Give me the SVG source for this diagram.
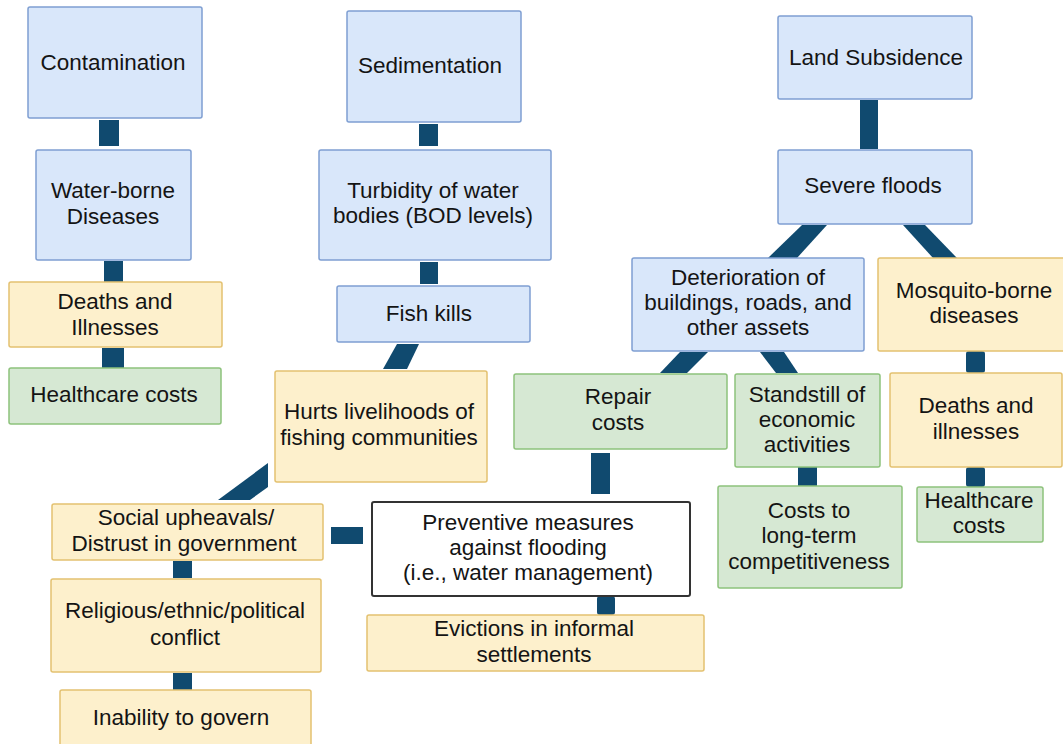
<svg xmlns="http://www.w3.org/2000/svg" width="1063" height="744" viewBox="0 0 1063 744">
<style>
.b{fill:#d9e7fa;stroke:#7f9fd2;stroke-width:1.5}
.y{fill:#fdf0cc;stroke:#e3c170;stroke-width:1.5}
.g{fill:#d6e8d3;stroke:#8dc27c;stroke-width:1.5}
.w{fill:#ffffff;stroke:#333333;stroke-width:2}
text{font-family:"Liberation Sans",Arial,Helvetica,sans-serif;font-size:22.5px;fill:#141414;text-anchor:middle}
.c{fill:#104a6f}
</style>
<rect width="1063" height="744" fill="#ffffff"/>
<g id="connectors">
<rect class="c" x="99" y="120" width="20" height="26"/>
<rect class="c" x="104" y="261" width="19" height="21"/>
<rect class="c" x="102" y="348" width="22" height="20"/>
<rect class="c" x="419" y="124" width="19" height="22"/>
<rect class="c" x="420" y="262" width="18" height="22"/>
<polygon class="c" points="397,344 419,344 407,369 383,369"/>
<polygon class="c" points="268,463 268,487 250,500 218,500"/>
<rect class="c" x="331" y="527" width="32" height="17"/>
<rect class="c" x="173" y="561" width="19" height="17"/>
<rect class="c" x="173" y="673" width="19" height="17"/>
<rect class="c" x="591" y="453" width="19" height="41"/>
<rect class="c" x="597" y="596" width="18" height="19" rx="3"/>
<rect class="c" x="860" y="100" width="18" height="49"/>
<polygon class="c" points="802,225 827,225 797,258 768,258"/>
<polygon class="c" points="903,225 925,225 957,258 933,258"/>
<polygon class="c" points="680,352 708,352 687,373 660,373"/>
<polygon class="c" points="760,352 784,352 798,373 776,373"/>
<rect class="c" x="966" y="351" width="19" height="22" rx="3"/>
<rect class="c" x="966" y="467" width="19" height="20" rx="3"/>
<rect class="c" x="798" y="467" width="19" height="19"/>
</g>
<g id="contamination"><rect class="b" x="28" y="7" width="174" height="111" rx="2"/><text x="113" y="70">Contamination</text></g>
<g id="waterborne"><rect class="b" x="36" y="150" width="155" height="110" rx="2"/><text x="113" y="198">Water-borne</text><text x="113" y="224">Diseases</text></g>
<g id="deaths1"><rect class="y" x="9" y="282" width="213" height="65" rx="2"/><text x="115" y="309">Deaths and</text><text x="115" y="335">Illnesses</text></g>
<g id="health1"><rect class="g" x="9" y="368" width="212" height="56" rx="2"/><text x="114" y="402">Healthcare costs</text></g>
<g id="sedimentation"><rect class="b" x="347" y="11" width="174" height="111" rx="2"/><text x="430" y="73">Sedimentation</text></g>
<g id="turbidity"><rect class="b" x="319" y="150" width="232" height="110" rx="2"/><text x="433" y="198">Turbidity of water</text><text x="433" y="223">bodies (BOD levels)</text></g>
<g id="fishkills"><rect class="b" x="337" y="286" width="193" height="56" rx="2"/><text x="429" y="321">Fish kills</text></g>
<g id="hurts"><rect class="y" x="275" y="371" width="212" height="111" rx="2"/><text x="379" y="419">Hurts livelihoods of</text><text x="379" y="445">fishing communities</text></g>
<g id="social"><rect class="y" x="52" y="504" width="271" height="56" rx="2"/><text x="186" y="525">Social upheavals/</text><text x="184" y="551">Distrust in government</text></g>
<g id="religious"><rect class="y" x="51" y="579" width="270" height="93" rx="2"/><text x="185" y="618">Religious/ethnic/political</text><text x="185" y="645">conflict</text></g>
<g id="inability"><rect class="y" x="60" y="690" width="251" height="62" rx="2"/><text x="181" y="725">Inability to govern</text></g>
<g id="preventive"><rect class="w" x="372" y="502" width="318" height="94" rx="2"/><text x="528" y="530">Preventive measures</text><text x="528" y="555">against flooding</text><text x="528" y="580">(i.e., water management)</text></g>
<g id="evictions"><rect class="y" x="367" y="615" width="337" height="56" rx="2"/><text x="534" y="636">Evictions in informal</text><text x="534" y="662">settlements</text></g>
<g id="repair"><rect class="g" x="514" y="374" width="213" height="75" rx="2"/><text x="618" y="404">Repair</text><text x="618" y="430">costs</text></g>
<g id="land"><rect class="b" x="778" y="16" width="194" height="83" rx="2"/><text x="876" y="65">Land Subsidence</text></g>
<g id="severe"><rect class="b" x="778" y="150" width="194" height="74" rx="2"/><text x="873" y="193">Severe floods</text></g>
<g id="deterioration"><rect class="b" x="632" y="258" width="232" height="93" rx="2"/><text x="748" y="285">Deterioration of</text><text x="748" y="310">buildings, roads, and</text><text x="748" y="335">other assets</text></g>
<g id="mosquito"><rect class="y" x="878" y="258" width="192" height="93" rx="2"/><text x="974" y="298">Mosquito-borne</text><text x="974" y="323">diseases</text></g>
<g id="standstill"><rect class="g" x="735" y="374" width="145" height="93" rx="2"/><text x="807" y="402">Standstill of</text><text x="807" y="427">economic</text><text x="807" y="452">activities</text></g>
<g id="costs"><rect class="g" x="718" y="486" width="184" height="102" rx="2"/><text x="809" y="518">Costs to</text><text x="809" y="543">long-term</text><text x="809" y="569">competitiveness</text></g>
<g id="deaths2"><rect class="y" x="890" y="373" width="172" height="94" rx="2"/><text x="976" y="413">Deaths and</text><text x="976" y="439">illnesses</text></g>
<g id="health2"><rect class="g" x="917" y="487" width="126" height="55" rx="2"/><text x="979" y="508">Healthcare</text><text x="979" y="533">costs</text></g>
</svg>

==

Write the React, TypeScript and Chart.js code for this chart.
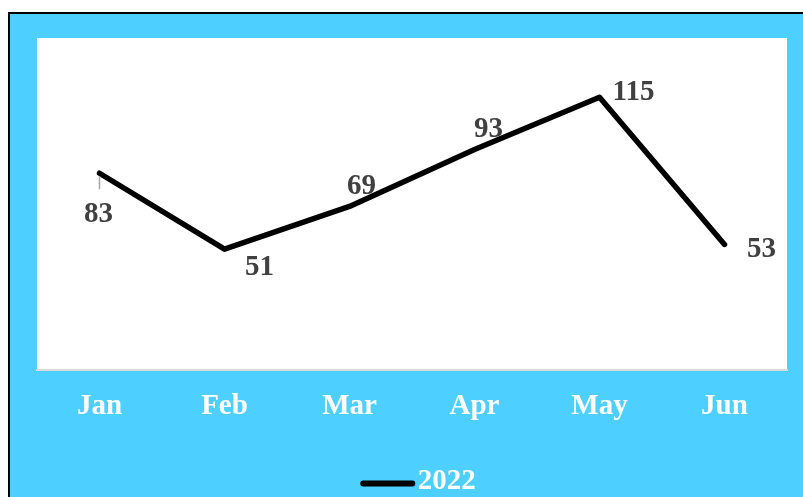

* * *

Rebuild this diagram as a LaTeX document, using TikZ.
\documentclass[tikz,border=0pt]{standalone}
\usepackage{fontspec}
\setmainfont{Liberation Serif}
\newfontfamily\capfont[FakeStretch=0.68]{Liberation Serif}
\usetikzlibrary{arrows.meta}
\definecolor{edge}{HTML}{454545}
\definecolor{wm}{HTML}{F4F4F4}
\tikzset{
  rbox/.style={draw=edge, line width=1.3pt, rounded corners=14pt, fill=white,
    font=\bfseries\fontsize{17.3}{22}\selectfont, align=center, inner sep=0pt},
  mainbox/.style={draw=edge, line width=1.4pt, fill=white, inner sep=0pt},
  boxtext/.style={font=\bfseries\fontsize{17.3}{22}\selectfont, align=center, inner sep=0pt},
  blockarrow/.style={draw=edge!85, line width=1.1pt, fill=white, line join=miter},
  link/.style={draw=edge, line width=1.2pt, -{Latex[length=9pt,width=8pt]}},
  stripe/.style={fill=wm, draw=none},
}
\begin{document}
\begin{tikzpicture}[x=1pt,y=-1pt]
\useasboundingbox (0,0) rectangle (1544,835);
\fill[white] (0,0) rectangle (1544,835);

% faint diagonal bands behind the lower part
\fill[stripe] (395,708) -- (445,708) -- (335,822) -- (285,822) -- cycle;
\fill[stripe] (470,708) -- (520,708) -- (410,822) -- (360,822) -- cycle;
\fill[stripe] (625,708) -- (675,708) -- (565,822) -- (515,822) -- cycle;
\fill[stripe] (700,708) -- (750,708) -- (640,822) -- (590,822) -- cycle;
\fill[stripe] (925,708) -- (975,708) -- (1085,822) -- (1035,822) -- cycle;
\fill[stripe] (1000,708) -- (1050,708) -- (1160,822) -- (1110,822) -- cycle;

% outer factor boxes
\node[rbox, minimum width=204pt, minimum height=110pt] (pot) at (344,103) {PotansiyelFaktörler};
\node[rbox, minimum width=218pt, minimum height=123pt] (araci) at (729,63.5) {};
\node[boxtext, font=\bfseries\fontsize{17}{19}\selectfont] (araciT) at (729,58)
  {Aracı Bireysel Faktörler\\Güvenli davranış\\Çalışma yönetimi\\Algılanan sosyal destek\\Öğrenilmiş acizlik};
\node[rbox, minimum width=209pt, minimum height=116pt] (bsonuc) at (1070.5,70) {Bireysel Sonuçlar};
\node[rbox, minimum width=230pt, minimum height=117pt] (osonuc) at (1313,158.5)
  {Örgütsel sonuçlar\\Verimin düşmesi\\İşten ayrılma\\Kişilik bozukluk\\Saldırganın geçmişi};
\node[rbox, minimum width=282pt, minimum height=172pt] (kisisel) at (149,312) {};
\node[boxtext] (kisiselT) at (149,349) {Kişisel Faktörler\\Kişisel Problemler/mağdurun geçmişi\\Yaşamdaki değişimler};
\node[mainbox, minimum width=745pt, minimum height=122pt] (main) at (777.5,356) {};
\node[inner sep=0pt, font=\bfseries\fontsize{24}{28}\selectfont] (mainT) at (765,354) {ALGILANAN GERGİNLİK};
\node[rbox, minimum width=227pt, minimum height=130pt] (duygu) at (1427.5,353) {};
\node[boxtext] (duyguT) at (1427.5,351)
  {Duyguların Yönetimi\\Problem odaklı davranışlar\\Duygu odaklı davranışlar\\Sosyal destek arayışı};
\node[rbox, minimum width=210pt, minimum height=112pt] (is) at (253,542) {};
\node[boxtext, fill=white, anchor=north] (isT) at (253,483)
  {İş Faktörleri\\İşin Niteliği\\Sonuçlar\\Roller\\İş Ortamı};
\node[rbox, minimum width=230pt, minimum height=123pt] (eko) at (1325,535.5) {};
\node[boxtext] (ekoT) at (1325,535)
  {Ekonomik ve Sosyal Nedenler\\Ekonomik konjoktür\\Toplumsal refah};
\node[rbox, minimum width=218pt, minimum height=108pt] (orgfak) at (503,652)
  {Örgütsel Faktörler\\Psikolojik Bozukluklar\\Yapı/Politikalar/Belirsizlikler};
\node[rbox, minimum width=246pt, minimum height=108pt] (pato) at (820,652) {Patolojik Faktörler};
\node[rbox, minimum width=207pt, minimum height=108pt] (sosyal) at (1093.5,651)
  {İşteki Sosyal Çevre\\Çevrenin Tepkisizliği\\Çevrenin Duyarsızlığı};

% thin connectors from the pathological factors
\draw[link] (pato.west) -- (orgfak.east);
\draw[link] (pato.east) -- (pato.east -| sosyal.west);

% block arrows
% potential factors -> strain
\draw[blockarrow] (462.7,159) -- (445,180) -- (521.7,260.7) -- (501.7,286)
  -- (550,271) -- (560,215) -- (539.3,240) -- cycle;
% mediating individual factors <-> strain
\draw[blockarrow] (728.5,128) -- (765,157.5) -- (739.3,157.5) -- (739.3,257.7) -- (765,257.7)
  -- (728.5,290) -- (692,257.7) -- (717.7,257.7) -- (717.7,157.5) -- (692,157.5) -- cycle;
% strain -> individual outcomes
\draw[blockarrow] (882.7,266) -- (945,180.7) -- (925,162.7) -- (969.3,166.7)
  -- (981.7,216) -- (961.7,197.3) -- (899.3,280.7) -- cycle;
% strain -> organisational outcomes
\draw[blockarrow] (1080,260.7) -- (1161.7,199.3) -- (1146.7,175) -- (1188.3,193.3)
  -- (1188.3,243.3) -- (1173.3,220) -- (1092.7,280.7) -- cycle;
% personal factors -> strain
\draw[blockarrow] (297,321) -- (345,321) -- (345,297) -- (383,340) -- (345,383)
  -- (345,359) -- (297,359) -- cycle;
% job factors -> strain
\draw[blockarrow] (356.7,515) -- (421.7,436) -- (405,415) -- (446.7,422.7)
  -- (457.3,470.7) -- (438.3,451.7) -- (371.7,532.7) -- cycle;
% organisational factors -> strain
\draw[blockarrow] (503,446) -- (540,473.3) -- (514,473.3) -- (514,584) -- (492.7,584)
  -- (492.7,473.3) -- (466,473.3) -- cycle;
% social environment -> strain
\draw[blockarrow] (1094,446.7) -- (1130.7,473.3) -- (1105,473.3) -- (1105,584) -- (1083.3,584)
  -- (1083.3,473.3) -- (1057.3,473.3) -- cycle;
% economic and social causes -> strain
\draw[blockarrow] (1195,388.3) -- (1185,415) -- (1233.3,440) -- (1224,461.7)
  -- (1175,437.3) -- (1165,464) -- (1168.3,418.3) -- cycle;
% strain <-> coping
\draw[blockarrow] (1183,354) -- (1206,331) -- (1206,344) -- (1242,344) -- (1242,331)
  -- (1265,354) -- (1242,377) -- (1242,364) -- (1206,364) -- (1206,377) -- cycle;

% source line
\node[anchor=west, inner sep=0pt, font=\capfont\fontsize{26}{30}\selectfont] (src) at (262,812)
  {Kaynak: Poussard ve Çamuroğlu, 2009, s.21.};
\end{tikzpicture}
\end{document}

» **Exercise directions**: Identify the lines of the entries containing the string "source". Copy each such line.

» **Task result**:
Give me the SVG source for this diagram.
% source line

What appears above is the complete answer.